In this lightning-round session from the Academy for Teaching and Learning, an Online Librarian for Education and Information Literacy introduces Scopus AI, a generative tool designed to act as a research partner for students and faculty.
This presentation demonstrates how the tool reduces the manual burden of early-stage research by allowing users to explore scholarly literature using natural language prompts rather than complex Boolean search strings. The speaker highlights how this technology supports idea development, literature discovery, and synthesis while remaining grounded in high-quality, peer-reviewed content.
Key Highlights:
- Natural Language Search: Unlike traditional database searching, users can ask open-ended questions (e.g., "What are current trends in climate migration?"), which the tool converts into a structured library search.

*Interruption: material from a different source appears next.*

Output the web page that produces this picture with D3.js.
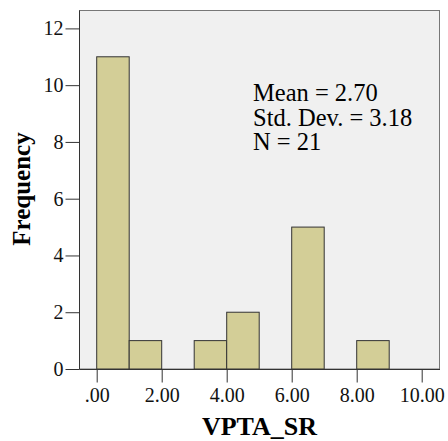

- Trust & Transparency: The tool avoids the unpredictability of the open web by strictly using the Scopus database. It also offers a "Co-pilot" feature that transparently shows exactly how the search query was constructed.
- Cited Summaries: The AI generates a synthesized summary of the topic where every claim is linked directly to a reference, allowing researchers to verify facts and access full-text articles immediately.
- Visual Exploration: The presentation showcases the "Concept Map" feature, which provides a visual way to see connections between topics and explore narrower research avenues.
- Strengths & Limitations: The session concludes with a candid look at the tool's pros (great for brainstorming and interdisciplinary connections) and cons (limited to indexed content and not fully exhaustive).